* _JOB_:
Exactly as written, write out the lines below from the first to the one containing "import * as", inclusive. Pictures do not belong in the copy.

* _RECORDED DATA_:
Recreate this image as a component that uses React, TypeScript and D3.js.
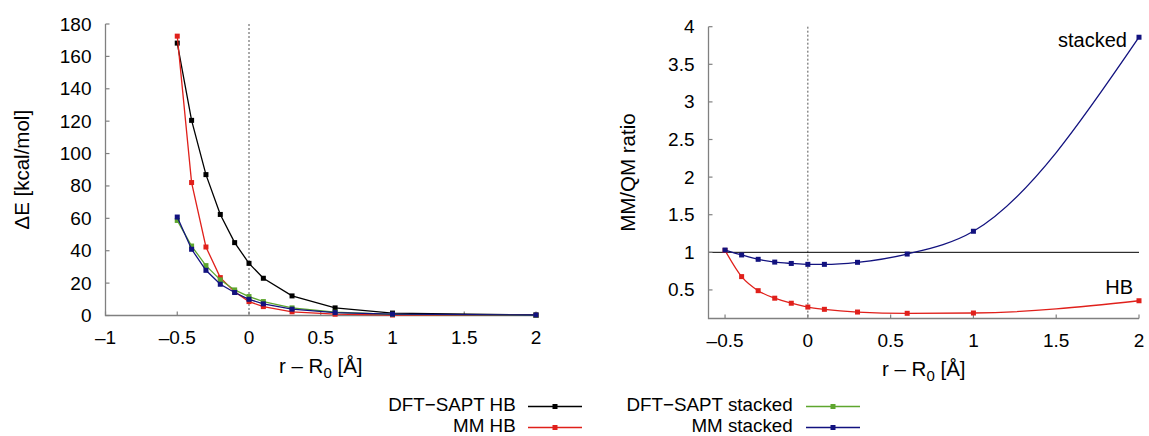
import React from "react";
import * as d3 from "d3";

// ---- data ----
const rValues = [-0.5, -0.4, -0.3, -0.2, -0.1, 0, 0.1, 0.3, 0.6, 1.0, 2.0];
const dftSaptHB = [168.2, 120.5, 87.0, 62.4, 45.0, 32.2, 23.0, 12.1, 4.7, 1.5, 0.3];
const mmHB = [172.5, 82.1, 42.3, 23.4, 14.6, 8.6, 5.5, 2.3, 0.8, 0.3, 0.1];
const dftSaptStacked = [58.7, 42.9, 30.8, 22.0, 15.8, 11.7, 8.6, 4.7, 2.0, 0.7, 0.1];
const mmStacked = [60.8, 40.9, 27.9, 19.3, 14.2, 10.0, 7.2, 3.9, 1.8, 0.8, 0.3];

const ratioStacked = [1.03, 0.965, 0.907, 0.87, 0.852, 0.84, 0.84, 0.867, 0.977, 1.28, 3.86];
const ratioHB = [1.025, 0.677, 0.49, 0.39, 0.323, 0.272, 0.242, 0.206, 0.189, 0.193, 0.356];

const leftXTicks = [-1, -0.5, 0, 0.5, 1, 1.5, 2];
const leftYTicks = [0, 20, 40, 60, 80, 100, 120, 140, 160, 180];
const rightXTicks = [-0.5, 0, 0.5, 1, 1.5, 2];
const rightYTicks = [0.5, 1, 1.5, 2, 2.5, 3, 3.5, 4];

const seriesNames = ["DFT\u2212SAPT HB", "MM HB", "DFT\u2212SAPT stacked", "MM stacked"];
const COLORS = { black: "#000000", red: "#e0201b", green: "#5ea62e", blue: "#12127f" };

const FONT = "'Liberation Sans', Arial, Helvetica, sans-serif";
const FS = 19;
const FS_TITLE = 20.5;
const FS_LEGEND = 18.8;
const AXIS = "#808080";

const fmt = (v: number) => (v < 0 ? "\u2013" + String(Math.abs(v)) : String(v));

function Markers({ xs, ys, x, y, color }: any) {
  return (
    <g fill={color}>
      {xs.map((v: number, i: number) => (
        <rect key={i} x={x(v) - 2.5} y={y(ys[i]) - 2.5} width={5} height={5} />
      ))}
    </g>
  );
}

export default function App() {
  // left panel scales
  const xL = d3.scaleLinear().domain([-1, 2]).range([105.5, 536]);
  const yL = d3.scaleLinear().domain([0, 180]).range([315.5, 24]);
  // right panel scales
  const xR = d3.scaleLinear().domain([-0.6, 2]).range([708.5, 1139]);
  const yR = d3.scaleLinear().domain([0.12, 4]).range([318.5, 26.7]);

  const lineL = (ys: number[]) =>
    d3.line<number>().x((d) => xL(d)).y((_, i) => yL(ys[i]))(rValues) || "";
  const lineR = (ys: number[]) =>
    d3.line<number>().curve(d3.curveMonotoneX).x((d) => xR(d)).y((_, i) => yR(ys[i]))(rValues) || "";

  const leftSeries = [
    { ys: dftSaptHB, c: COLORS.black },
    { ys: mmHB, c: COLORS.red },
    { ys: dftSaptStacked, c: COLORS.green },
    { ys: mmStacked, c: COLORS.blue },
  ];

  const legendItems = [
    { name: seriesNames[0], c: COLORS.black, tx: 515.7, ty: 410.5, lx: 528, ly: 406.5 },
    { name: seriesNames[1], c: COLORS.red, tx: 515.7, ty: 431.5, lx: 528, ly: 427.5 },
    { name: seriesNames[2], c: COLORS.green, tx: 792.7, ty: 410.5, lx: 806, ly: 406.5 },
    { name: seriesNames[3], c: COLORS.blue, tx: 792.7, ty: 431.5, lx: 806, ly: 427.5 },
  ];

  return (
    <svg
      width={1149}
      height={436}
      style={{ position: "absolute", left: 0, top: 0, background: "#fff" }}
      fontFamily={FONT}
      fontSize={FS}
    >
      {/* ---------- LEFT PANEL ---------- */}
      <line x1={xL(0)} x2={xL(0)} y1={yL(180)} y2={yL(0)} stroke="#555" strokeWidth={1} strokeDasharray="2,2" />
      <path d={`M${xL(-1)},${yL(180)}V${yL(0)}H${xL(2)}`} fill="none" stroke={AXIS} strokeWidth={1.3} />
      {leftYTicks.map((t) => (
        <g key={"ly" + t}>
          <line x1={xL(-1)} x2={xL(-1) + 4} y1={yL(t)} y2={yL(t)} stroke={AXIS} strokeWidth={1.2} />
          <text x={xL(-1) - 14} y={yL(t)} textAnchor="end" dominantBaseline="central">{fmt(t)}</text>
        </g>
      ))}
      {leftXTicks.map((t) => (
        <g key={"lx" + t}>
          <line x1={xL(t)} x2={xL(t)} y1={yL(0)} y2={yL(0) - 4} stroke={AXIS} strokeWidth={1.2} />
          <text x={xL(t)} y={343.5} textAnchor="middle">{fmt(t)}</text>
        </g>
      ))}
      <text transform={`translate(29,${(yL(0) + yL(180)) / 2}) rotate(-90)`} textAnchor="middle" fontSize={FS_TITLE}>
        ΔE [kcal/mol]
      </text>
      <text x={(xL(-1) + xL(2)) / 2} y={373} textAnchor="middle" fontSize={FS_TITLE}>
        r – R<tspan dy={5} fontSize={15}>0</tspan><tspan dy={-5}> [Å]</tspan>
      </text>
      {leftSeries.map((s, i) => (
        <g key={"ls" + i}>
          <path d={lineL(s.ys)} fill="none" stroke={s.c} strokeWidth={1.3} />
          <Markers xs={rValues} ys={s.ys} x={xL} y={yL} color={s.c} />
        </g>
      ))}

      {/* ---------- RIGHT PANEL ---------- */}
      <line x1={xR(0)} x2={xR(0)} y1={yR(4)} y2={yR(0.12)} stroke="#555" strokeWidth={1} strokeDasharray="2,2" />
      <line x1={xR(-0.6)} x2={xR(2)} y1={yR(1)} y2={yR(1)} stroke="#000" strokeWidth={1} />
      <path d={`M${xR(-0.6)},${yR(4)}V${yR(0.12)}H${xR(2)}`} fill="none" stroke={AXIS} strokeWidth={1.3} />
      {rightYTicks.map((t) => (
        <g key={"ry" + t}>
          <line x1={xR(-0.6)} x2={xR(-0.6) + 4} y1={yR(t)} y2={yR(t)} stroke={AXIS} strokeWidth={1.2} />
          <text x={xR(-0.6) - 14} y={yR(t)} textAnchor="end" dominantBaseline="central">{fmt(t)}</text>
        </g>
      ))}
      {rightXTicks.map((t) => (
        <g key={"rx" + t}>
          <line x1={xR(t)} x2={xR(t)} y1={yR(0.12)} y2={yR(0.12) - 4} stroke={AXIS} strokeWidth={1.2} />
          <text x={xR(t)} y={346.5} textAnchor="middle">{fmt(t)}</text>
        </g>
      ))}
      <text transform={`translate(635,${(yR(0.12) + yR(4)) / 2}) rotate(-90)`} textAnchor="middle" fontSize={FS_TITLE}>
        MM/QM ratio
      </text>
      <text x={(xR(-0.6) + xR(2)) / 2} y={376} textAnchor="middle" fontSize={FS_TITLE}>
        r – R<tspan dy={5} fontSize={15}>0</tspan><tspan dy={-5}> [Å]</tspan>
      </text>
      <path d={lineR(ratioHB)} fill="none" stroke={COLORS.red} strokeWidth={1.3} />
      <Markers xs={rValues} ys={ratioHB} x={xR} y={yR} color={COLORS.red} />
      <path d={lineR(ratioStacked)} fill="none" stroke={COLORS.blue} strokeWidth={1.3} />
      <Markers xs={rValues} ys={ratioStacked} x={xR} y={yR} color={COLORS.blue} />
      <text x={1127} y={47} textAnchor="end" fontSize={20}>stacked</text>
      <text x={1133} y={294} textAnchor="end" fontSize={20}>HB</text>

      {/* ---------- LEGEND ---------- */}
      {legendItems.map((it, i) => (
        <g key={"lg" + i}>
          <text x={it.tx} y={it.ty} textAnchor="end" fontSize={FS_LEGEND}>{it.name}</text>
          <line x1={it.lx} x2={it.lx + 54} y1={it.ly} y2={it.ly} stroke={it.c} strokeWidth={1.3} />
          <rect x={it.lx + 27 - 2.5} y={it.ly - 2.5} width={5} height={5} fill={it.c} />
        </g>
      ))}
    </svg>
  );
}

* _EXERCISE OUTPUT_:
Recreate this image as a component that uses React, TypeScript and D3.js.
import React from "react";
import * as d3 from "d3";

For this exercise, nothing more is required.